Fred Matiang'i Says It Will Take 2 Years to End Banditry in North Rift

Fred Matiang'i Says It Will Take 2 Years to End Banditry in North Rift

Interior Cabinet Secretary Fred Matiang'i has urged Kenyans to exercise patience as he consolidates his security teams with an aim of crashing the wave of insecurity that has been recurrent in the North Rift. 

Matiang'i has been under increasing pressure to quash the insecurity in North Rift once and for all.

Changing security tactics

Appearing before the National Assembly committee on security on Tuesday, April 5, the CS said the government had been forced to rethink its strategy to handle the matter. 

He said that resolving the resource scarcity and the root of the communal conflict could take up to two years.

The CS stated he went to the council to seek the list of the various Pokot warriors, saying the group has outlawed organisations like the MRC.

When they reviewed the matter, he said the council could not decide since it involved Kenyans. 

"These people have taken cattle wrestling and livestock raids too far. So I want to call on patience as the government worked to end the killings and displacement," Matiang'i said.

"We have done enough. The character of the conflict we were dealing with in Mt Elgon was diffrent from the character that we are dealing with in North Rift. What we are dealing with now is a hardcore driven crime," he added. 

According to Matiang'i, several factors were impeding efforts to end the communal conflicts, most critically the proliferation of small arms.

" The truth of the matters is that until there will be a sustainable peace in Somalia, South Sudan, that is when these places will have peace.
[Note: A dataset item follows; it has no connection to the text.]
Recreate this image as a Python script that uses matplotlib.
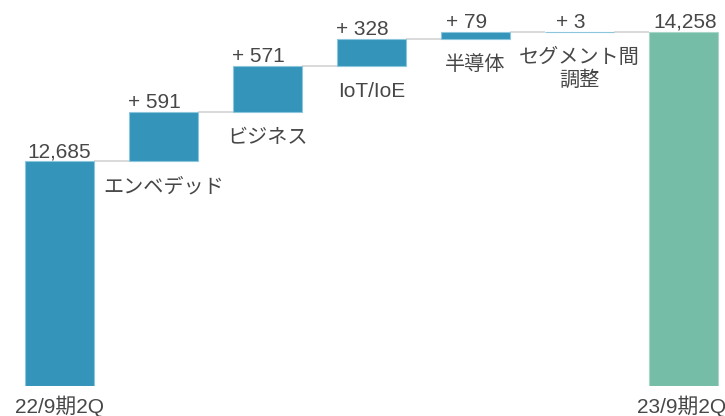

We have tried very hard to police this borders," the CS said.

He also called on the local leaders to proactively address the underlying issue and not leave it to the national government. 

Matiang'i reassured that the government deployed soldiers to safeguard the affected areas maintaining that bringing back peace to North Rift a marathon, not a sprint 

" Close to about 25% of our police and resources in our country are spent virtually on that belt of our country. What will help in this place is not more soldiers or more police posts or more equipment, but it is administering the place more responsibly. We will win this war, not in a day or week, but I think we will be done within the next one year or two," he said.